— start of MATERIAL PROVIDED —

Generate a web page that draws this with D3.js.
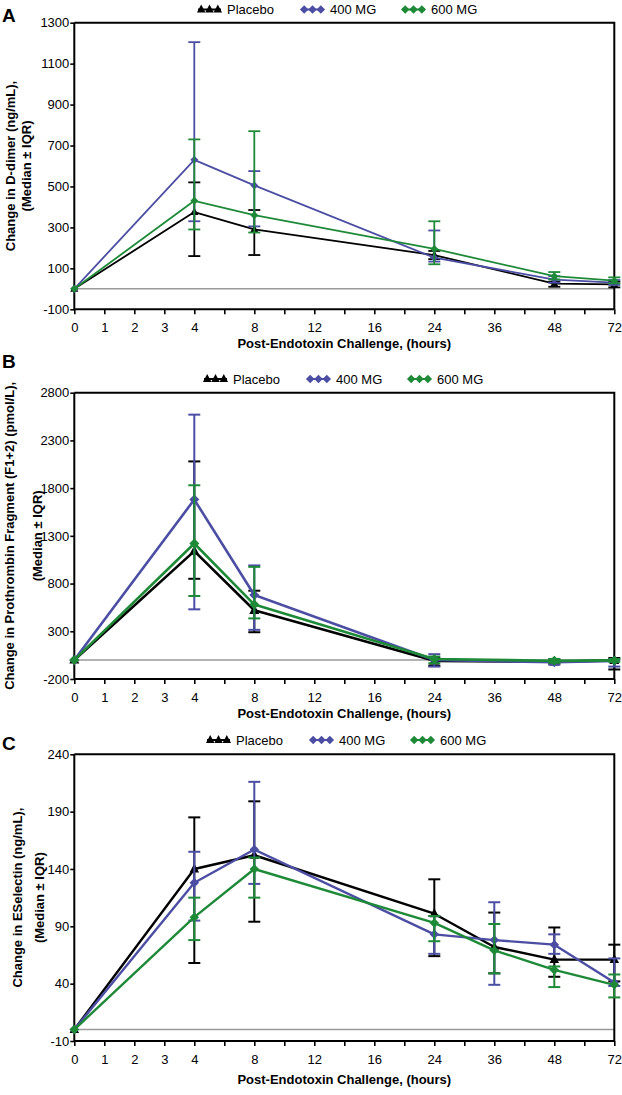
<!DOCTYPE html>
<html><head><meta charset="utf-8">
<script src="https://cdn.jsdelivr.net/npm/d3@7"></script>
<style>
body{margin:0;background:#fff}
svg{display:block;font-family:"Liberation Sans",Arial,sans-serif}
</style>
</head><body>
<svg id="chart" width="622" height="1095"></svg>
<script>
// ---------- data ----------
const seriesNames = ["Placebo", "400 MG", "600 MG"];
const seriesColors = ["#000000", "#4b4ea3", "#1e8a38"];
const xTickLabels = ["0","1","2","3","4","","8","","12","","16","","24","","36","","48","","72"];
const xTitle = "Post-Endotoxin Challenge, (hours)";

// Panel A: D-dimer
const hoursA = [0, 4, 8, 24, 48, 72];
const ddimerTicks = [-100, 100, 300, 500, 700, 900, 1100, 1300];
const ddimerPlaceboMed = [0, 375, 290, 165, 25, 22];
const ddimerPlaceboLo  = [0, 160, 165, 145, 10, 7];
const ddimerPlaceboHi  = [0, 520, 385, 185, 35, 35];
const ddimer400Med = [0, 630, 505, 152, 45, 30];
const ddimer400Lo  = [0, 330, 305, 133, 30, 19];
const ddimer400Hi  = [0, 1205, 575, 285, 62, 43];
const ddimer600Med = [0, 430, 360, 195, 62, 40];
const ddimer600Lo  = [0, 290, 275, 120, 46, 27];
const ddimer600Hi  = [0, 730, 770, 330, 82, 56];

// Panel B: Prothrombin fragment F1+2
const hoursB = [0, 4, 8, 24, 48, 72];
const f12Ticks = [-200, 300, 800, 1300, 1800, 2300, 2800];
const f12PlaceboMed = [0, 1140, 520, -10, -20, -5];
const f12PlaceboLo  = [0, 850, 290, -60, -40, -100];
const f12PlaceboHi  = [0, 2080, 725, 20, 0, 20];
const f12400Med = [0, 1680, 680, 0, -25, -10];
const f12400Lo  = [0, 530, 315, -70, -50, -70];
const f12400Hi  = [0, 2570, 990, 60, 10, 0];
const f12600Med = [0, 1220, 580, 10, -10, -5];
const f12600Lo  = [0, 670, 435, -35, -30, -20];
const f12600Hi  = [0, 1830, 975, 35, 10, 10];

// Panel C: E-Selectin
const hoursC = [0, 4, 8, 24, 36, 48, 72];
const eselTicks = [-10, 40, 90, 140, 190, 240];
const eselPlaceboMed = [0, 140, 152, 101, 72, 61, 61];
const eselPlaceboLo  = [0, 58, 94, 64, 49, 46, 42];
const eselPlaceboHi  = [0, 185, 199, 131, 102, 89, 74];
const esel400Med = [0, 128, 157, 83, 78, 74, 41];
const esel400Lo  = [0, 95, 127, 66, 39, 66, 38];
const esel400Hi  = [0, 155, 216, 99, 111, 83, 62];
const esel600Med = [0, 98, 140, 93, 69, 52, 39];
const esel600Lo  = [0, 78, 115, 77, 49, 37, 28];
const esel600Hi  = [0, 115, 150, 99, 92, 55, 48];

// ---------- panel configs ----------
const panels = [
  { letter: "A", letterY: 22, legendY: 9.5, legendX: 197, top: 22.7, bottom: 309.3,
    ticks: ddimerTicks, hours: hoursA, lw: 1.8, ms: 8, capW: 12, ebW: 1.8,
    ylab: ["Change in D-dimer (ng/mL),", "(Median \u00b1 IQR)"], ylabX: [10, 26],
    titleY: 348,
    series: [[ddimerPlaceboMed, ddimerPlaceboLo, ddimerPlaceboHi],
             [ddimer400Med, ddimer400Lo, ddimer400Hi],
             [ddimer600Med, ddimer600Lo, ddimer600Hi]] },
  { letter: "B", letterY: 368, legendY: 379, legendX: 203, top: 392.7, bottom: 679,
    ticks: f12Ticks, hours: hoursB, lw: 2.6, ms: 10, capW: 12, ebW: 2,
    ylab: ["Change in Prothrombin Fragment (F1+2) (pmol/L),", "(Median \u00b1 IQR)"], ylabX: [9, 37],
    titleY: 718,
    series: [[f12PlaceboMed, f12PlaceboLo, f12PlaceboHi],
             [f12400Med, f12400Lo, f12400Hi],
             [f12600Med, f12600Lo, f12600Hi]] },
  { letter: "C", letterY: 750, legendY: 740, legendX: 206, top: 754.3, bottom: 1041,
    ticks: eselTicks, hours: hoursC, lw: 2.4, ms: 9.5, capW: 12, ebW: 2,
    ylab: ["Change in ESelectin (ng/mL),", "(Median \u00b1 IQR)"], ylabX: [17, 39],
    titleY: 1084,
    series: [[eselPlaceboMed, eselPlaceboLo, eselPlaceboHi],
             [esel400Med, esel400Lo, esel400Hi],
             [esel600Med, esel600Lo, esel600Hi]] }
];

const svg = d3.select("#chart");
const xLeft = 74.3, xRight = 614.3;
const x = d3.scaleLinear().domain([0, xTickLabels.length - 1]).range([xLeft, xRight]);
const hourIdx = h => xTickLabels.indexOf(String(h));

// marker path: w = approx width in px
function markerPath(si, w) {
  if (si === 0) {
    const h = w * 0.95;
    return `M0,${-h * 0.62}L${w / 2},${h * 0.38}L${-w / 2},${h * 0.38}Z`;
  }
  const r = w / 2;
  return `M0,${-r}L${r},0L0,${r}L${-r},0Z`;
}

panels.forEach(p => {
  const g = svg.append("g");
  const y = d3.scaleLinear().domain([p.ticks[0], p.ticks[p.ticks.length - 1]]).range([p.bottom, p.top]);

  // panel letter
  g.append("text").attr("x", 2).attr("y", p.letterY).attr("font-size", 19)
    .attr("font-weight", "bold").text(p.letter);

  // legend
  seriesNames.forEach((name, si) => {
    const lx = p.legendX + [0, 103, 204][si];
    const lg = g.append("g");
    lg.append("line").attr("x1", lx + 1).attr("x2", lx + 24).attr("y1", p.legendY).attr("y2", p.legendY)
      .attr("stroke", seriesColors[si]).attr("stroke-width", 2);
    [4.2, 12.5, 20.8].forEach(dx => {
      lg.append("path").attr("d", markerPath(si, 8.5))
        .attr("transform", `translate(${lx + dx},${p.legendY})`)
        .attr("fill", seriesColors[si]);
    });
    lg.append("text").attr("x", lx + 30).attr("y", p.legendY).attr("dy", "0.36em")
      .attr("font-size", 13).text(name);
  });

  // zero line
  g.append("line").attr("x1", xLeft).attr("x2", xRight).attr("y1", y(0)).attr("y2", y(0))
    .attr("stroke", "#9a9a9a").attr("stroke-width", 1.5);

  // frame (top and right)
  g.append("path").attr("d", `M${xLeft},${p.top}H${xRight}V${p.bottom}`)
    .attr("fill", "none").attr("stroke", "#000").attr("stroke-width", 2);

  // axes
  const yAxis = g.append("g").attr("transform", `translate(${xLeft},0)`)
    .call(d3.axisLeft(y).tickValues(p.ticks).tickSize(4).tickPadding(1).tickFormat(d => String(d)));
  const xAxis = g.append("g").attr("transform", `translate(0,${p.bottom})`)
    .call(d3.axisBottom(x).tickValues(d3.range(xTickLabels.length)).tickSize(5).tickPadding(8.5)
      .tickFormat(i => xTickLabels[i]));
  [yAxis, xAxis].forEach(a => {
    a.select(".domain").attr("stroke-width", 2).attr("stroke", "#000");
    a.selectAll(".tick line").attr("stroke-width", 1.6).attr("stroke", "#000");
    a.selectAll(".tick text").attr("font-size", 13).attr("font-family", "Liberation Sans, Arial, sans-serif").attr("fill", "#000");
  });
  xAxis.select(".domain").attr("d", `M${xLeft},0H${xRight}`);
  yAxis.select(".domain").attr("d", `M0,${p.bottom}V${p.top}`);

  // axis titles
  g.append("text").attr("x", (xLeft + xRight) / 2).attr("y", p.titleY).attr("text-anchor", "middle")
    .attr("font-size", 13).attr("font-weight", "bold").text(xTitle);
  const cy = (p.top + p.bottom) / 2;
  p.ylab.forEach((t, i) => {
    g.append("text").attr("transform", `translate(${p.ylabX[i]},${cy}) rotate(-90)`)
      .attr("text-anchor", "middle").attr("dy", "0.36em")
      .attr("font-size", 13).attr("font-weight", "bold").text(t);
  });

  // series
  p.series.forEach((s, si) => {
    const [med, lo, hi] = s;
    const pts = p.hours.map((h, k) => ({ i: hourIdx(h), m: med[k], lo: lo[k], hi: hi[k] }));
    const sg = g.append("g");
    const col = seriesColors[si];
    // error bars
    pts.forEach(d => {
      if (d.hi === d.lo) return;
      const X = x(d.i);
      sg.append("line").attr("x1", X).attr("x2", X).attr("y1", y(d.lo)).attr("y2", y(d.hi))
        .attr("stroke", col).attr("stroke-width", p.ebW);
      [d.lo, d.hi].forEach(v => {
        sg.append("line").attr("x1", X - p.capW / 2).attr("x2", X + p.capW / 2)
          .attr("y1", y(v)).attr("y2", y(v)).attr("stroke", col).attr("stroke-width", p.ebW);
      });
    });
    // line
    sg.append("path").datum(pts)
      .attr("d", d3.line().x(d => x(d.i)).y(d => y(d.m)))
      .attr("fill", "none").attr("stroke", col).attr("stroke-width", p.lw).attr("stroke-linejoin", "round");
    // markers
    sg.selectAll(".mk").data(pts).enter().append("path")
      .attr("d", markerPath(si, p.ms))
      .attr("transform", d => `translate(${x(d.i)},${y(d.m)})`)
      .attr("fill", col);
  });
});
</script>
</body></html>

— end of MATERIAL PROVIDED —

WORK TO COMPLETE »
Without the pictures, return the listing above from its first line through the line that has "330, 82, 56];".

FINAL RESULT »
Generate a web page that draws this with D3.js.
<!DOCTYPE html>
<html><head><meta charset="utf-8">
<script src="https://cdn.jsdelivr.net/npm/d3@7"></script>
<style>
body{margin:0;background:#fff}
svg{display:block;font-family:"Liberation Sans",Arial,sans-serif}
</style>
</head><body>
<svg id="chart" width="622" height="1095"></svg>
<script>
// ---------- data ----------
const seriesNames = ["Placebo", "400 MG", "600 MG"];
const seriesColors = ["#000000", "#4b4ea3", "#1e8a38"];
const xTickLabels = ["0","1","2","3","4","","8","","12","","16","","24","","36","","48","","72"];
const xTitle = "Post-Endotoxin Challenge, (hours)";

// Panel A: D-dimer
const hoursA = [0, 4, 8, 24, 48, 72];
const ddimerTicks = [-100, 100, 300, 500, 700, 900, 1100, 1300];
const ddimerPlaceboMed = [0, 375, 290, 165, 25, 22];
const ddimerPlaceboLo  = [0, 160, 165, 145, 10, 7];
const ddimerPlaceboHi  = [0, 520, 385, 185, 35, 35];
const ddimer400Med = [0, 630, 505, 152, 45, 30];
const ddimer400Lo  = [0, 330, 305, 133, 30, 19];
const ddimer400Hi  = [0, 1205, 575, 285, 62, 43];
const ddimer600Med = [0, 430, 360, 195, 62, 40];
const ddimer600Lo  = [0, 290, 275, 120, 46, 27];
const ddimer600Hi  = [0, 730, 770, 330, 82, 56];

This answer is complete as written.